The kingpin is Casper Ware. His ability to hit the “night-night” three-pointer—the step-back dagger with the shot clock winding down—has been CSKA’s safety valve. But the true x-factor is Nikola Milutinov. The Serbian giant is a mismatch nightmare. While UNICS’s centers prefer to float on the perimeter, Milutinov camps in the dunkers' spot. He is averaging 15 points and 11 rebounds in the series. More importantly, he has shot 9-of-10 from the free-throw line in the last two games—a weakness turned into a weapon. CSKA has no major injuries, though Trimble’s defensive lapses against UNICS’s backdoor cuts remain a tactical scar Rajkovic cannot fully hide.

Head-to-Head: History and Psychology

We have witnessed six battles, and each one has carved a new layer of hatred and respect. UNICS took Game 1 (85-81) by controlling the glass. CSKA responded in Game 2 (92-78) with a historic transition outburst. Game 3 was a Kazan masterclass (79-73) of slow-motion torture. Game 4 saw CSKA shoot 14-of-28 from deep to tie the series. Game 5 was UNICS’s defensive masterpiece (74-68). Then came Game 6: CSKA survived a late UNICS rally to win 84-82 when Trimble stripped Dimitrijević on the final possession. The trend is violent swings based on pace. The team that scores first in the second half has won every game. Psychologically, CSKA holds the edge of history, but UNICS holds the tactical blueprint. The pressure is immense: CSKA cannot lose a Game 7 at home, while UNICS plays with house money—a dangerous psychological profile.
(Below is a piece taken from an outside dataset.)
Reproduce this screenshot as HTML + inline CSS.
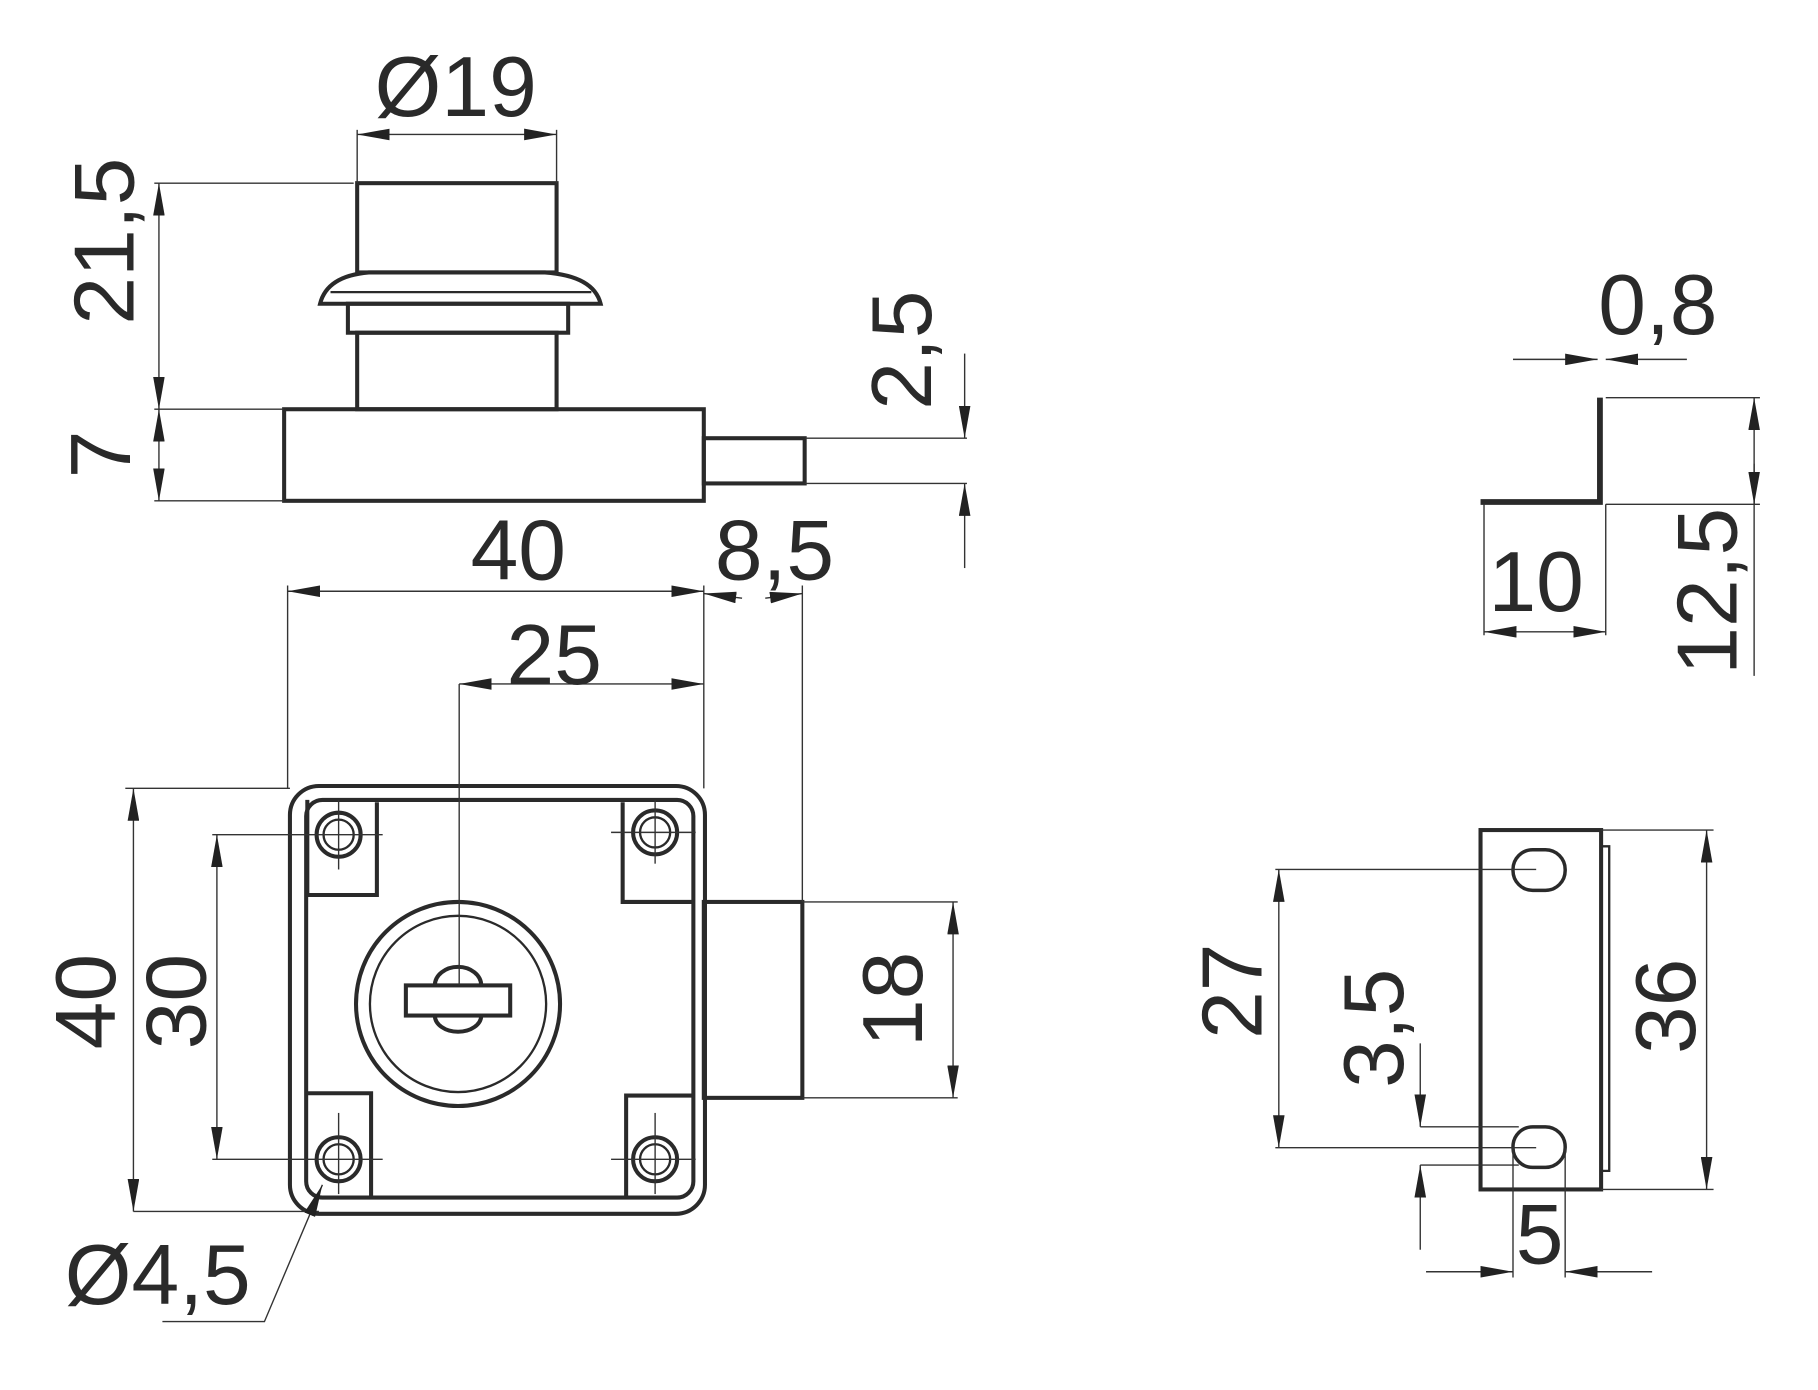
<!DOCTYPE html>
<html><head><meta charset="utf-8"><style>html,body{margin:0;padding:0;background:#fff}svg{display:block}</style></head>
<body>
<svg width="1818" height="1390" viewBox="0 0 1568 1199" xmlns="http://www.w3.org/2000/svg">
<defs>
<marker id="a" viewBox="0 0 28 10" refX="28" refY="5" markerWidth="28" markerHeight="10" markerUnits="userSpaceOnUse" orient="auto-start-reverse"><path d="M0,0 L28,5 L0,10 Z" fill="#222"/></marker>
</defs>
<rect width="1568" height="1199" fill="#fff"/>
<g fill="none" stroke="#2a2a2a" stroke-width="3.5">
<rect x="308" y="158" width="172" height="77"/>
<path d="M276,262 Q282,238 318,235 L470,235 Q512,238 518,262 Z"/>
<line x1="285" y1="252" x2="510" y2="252" stroke-width="2"/>
<rect x="300" y="262" width="190" height="25"/>
<rect x="308" y="287" width="172" height="66"/>
<rect x="245" y="353" width="362" height="79"/>
<rect x="607" y="378" width="87" height="39"/>
<rect x="250" y="678" width="358" height="369" rx="25"/>
<rect x="264" y="690" width="334" height="343" rx="14"/>
<path d="M265,690 V772 H325 V692"/>
<path d="M537,692 V778 H598"/>
<path d="M265,943 H320 V1033"/>
<path d="M540,1033 V945 H598"/>
<circle cx="292" cy="720" r="19"/><circle cx="292" cy="720" r="13" stroke-width="2"/>
<circle cx="565" cy="718" r="19"/><circle cx="565" cy="718" r="13" stroke-width="2"/>
<circle cx="292" cy="1000" r="19"/><circle cx="292" cy="1000" r="13" stroke-width="2"/>
<circle cx="565" cy="1000" r="19"/><circle cx="565" cy="1000" r="13" stroke-width="2"/>
<circle cx="395" cy="866" r="88"/>
<circle cx="395" cy="866" r="76" stroke-width="2"/>
<path d="M375,850 A20,16 0 0 1 415,850"/>
<path d="M375,876 A20,14 0 0 0 415,876"/>
<rect x="350" y="850" width="90" height="26" fill="#fff"/>
<rect x="607" y="778" width="85" height="169"/>
<path d="M1277,433 H1380 V343" stroke-width="5"/>
<rect x="1277" y="716" width="104" height="310"/>
<path d="M1381,730 H1388 V1010 H1381" stroke-width="2"/>
<rect x="1305" y="733" width="45" height="35" rx="17" stroke-width="3"/>
<rect x="1305" y="972" width="45" height="35" rx="17" stroke-width="3"/>
</g>
<g fill="none" stroke="#333" stroke-width="1.2">
<line x1="308" y1="112" x2="308" y2="158"/><line x1="480" y1="112" x2="480" y2="158"/>
<line x1="308" y1="116" x2="480" y2="116" marker-start="url(#a)" marker-end="url(#a)"/>
<line x1="133" y1="158" x2="305" y2="158"/>
<line x1="137" y1="158" x2="137" y2="353" marker-start="url(#a)" marker-end="url(#a)"/>
<line x1="133" y1="353" x2="245" y2="353"/><line x1="133" y1="432" x2="245" y2="432"/>
<line x1="137" y1="353" x2="137" y2="432" marker-start="url(#a)" marker-end="url(#a)"/>
<line x1="694" y1="378" x2="834" y2="378"/><line x1="694" y1="417" x2="834" y2="417"/>
<line x1="832" y1="305" x2="832" y2="378" marker-end="url(#a)"/>
<line x1="832" y1="490" x2="832" y2="417" marker-end="url(#a)"/>
<line x1="248" y1="505" x2="248" y2="680"/><line x1="607" y1="505" x2="607" y2="680"/>
<line x1="248" y1="510" x2="607" y2="510" marker-start="url(#a)" marker-end="url(#a)"/>
<line x1="692" y1="505" x2="692" y2="778"/>
<line x1="607" y1="512" x2="640" y2="516" marker-start="url(#a)"/>
<line x1="660" y1="516" x2="692" y2="512" marker-end="url(#a)"/>
<line x1="396" y1="590" x2="607" y2="590" marker-start="url(#a)" marker-end="url(#a)"/>
<line x1="396" y1="590" x2="396" y2="850"/>
<line x1="108" y1="680" x2="250" y2="680"/><line x1="115" y1="1045" x2="275" y2="1045"/>
<line x1="115" y1="680" x2="115" y2="1045" marker-start="url(#a)" marker-end="url(#a)"/>
<line x1="183" y1="720" x2="330" y2="720"/><line x1="183" y1="1000" x2="330" y2="1000"/>
<line x1="527" y1="718" x2="600" y2="718"/><line x1="527" y1="1000" x2="600" y2="1000"/>
<line x1="292" y1="690" x2="292" y2="750"/><line x1="565" y1="690" x2="565" y2="745"/>
<line x1="292" y1="960" x2="292" y2="1030"/><line x1="565" y1="960" x2="565" y2="1030"/>
<line x1="187" y1="720" x2="187" y2="1000" marker-start="url(#a)" marker-end="url(#a)"/>
<line x1="692" y1="778" x2="826" y2="778"/><line x1="692" y1="947" x2="826" y2="947"/>
<line x1="822" y1="778" x2="822" y2="947" marker-start="url(#a)" marker-end="url(#a)"/>
<polyline points="140,1140 228,1140 278,1022" marker-end="url(#a)"/>
<line x1="1305" y1="310" x2="1378" y2="310" marker-end="url(#a)"/>
<line x1="1455" y1="310" x2="1385" y2="310" marker-end="url(#a)"/>
<line x1="1385" y1="343" x2="1518" y2="343"/><line x1="1385" y1="435" x2="1518" y2="435"/>
<line x1="1513" y1="343" x2="1513" y2="583" marker-start="url(#a)"/>
<line x1="1513" y1="400" x2="1513" y2="435" marker-end="url(#a)"/>
<line x1="1280" y1="435" x2="1280" y2="548"/><line x1="1385" y1="435" x2="1385" y2="548"/>
<line x1="1280" y1="545" x2="1385" y2="545" marker-start="url(#a)" marker-end="url(#a)"/>
<line x1="1381" y1="716" x2="1478" y2="716"/><line x1="1381" y1="1026" x2="1478" y2="1026"/>
<line x1="1472" y1="716" x2="1472" y2="1026" marker-start="url(#a)" marker-end="url(#a)"/>
<line x1="1100" y1="750" x2="1325" y2="750"/><line x1="1100" y1="990" x2="1325" y2="990"/>
<line x1="1103" y1="750" x2="1103" y2="990" marker-start="url(#a)" marker-end="url(#a)"/>
<line x1="1225" y1="972" x2="1310" y2="972"/><line x1="1225" y1="1005" x2="1310" y2="1005"/>
<line x1="1225" y1="900" x2="1225" y2="972" marker-end="url(#a)"/>
<line x1="1225" y1="1078" x2="1225" y2="1005" marker-end="url(#a)"/>
<line x1="1305" y1="990" x2="1305" y2="1102"/><line x1="1350" y1="990" x2="1350" y2="1102"/>
<line x1="1230" y1="1097" x2="1305" y2="1097" marker-end="url(#a)"/>
<line x1="1425" y1="1097" x2="1350" y2="1097" marker-end="url(#a)"/>
</g>
<g font-family="Liberation Sans, sans-serif" font-size="74" fill="#2a2a2a" text-anchor="middle">
<text x="393" y="100">Ø19</text>
<text x="447" y="500">40</text>
<text x="668" y="500">8,5</text>
<text x="478" y="590">25</text>
<text x="136" y="1125">Ø4,5</text>
<text x="1430" y="288">0,8</text>
<text x="1325" y="527">10</text>
<text x="1328" y="1090">5</text>
<text transform="translate(115,208) rotate(-90)">21,5</text>
<text transform="translate(112,392) rotate(-90)">7</text>
<text transform="translate(803,302) rotate(-90)">2,5</text>
<text transform="translate(99,864) rotate(-90)">40</text>
<text transform="translate(177,864) rotate(-90)">30</text>
<text transform="translate(795,862) rotate(-90)">18</text>
<text transform="translate(1498,510) rotate(-90)">12,5</text>
<text transform="translate(1088,855) rotate(-90)">27</text>
<text transform="translate(1210,887) rotate(-90)">3,5</text>
<text transform="translate(1462,868) rotate(-90)">36</text>
</g>
</svg>
</body></html>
Key Battles and Critical Zones

The most decisive duel is not in the paint but on the perimeter: Dimitrijević (UNICS) vs. Trimble (CSKA). This is the clash of the floor generals. When Dimitrijević forces Trimble to fight through three screens, he exhausts CSKA’s primary scorer. Conversely, when Trimble isolates Dimitrijević on a switch, UNICS’s defense collapses. The game will be decided by which guard dictates the tempo—control for Dimitrijević or chaos for Trimble.

The critical zone on the court is the short corner. UNICS runs a deadly action where Reynolds pops to the three-point line while a forward cuts from the weak-side short corner. CSKA has consistently lost track of that cutter (often Brown or Labeyrie), leading to easy dunks. For CSKA, the zone is the left elbow extended. That is where Ware and Milutinov run their two-man game. If UNICS’s big man (Klimenko or Hunter) sags too deep, Ware hits the pull-up. If he steps up, Milutinov gets the lob. This 12-foot radius will likely produce the game’s final decisive basket.

Match Scenario and Prediction

The opening quarter will be a feeling-out process marked by physicality and missed open jumpers due to nerves. Expect UNICS to start in a zone to protect their injured backcourt, forcing CSKA to take tough contested twos. The middle two quarters will see CSKA accelerate the pace, trying to build a 10-point lead using their bench depth. But UNICS will not break. They will grind, foul, and drag the game into a slugfest. The final four minutes will be a free-throw shooting contest. The total will likely stay under the series average of 158.5 as both teams tighten defensive rotations. CSKA’s home-court advantage and Milutinov’s offensive rebounding will be the difference, but only just. Do not expect a blowout. Expect a classic where every loose ball is a war.

Final Thoughts

This final is a referendum on modern European basketball: does the structured, system-based offense of UNICS defeat the star-powered, physical dominance of CSKA? The answer hinges on which team can control the defensive glass and execute in the half-court with the clock under five seconds. One mistake, one missed box-out, one loose ball—that is the margin. When the confetti falls in Moscow, will it celebrate a Red Army resurrection or a Kazan revolution?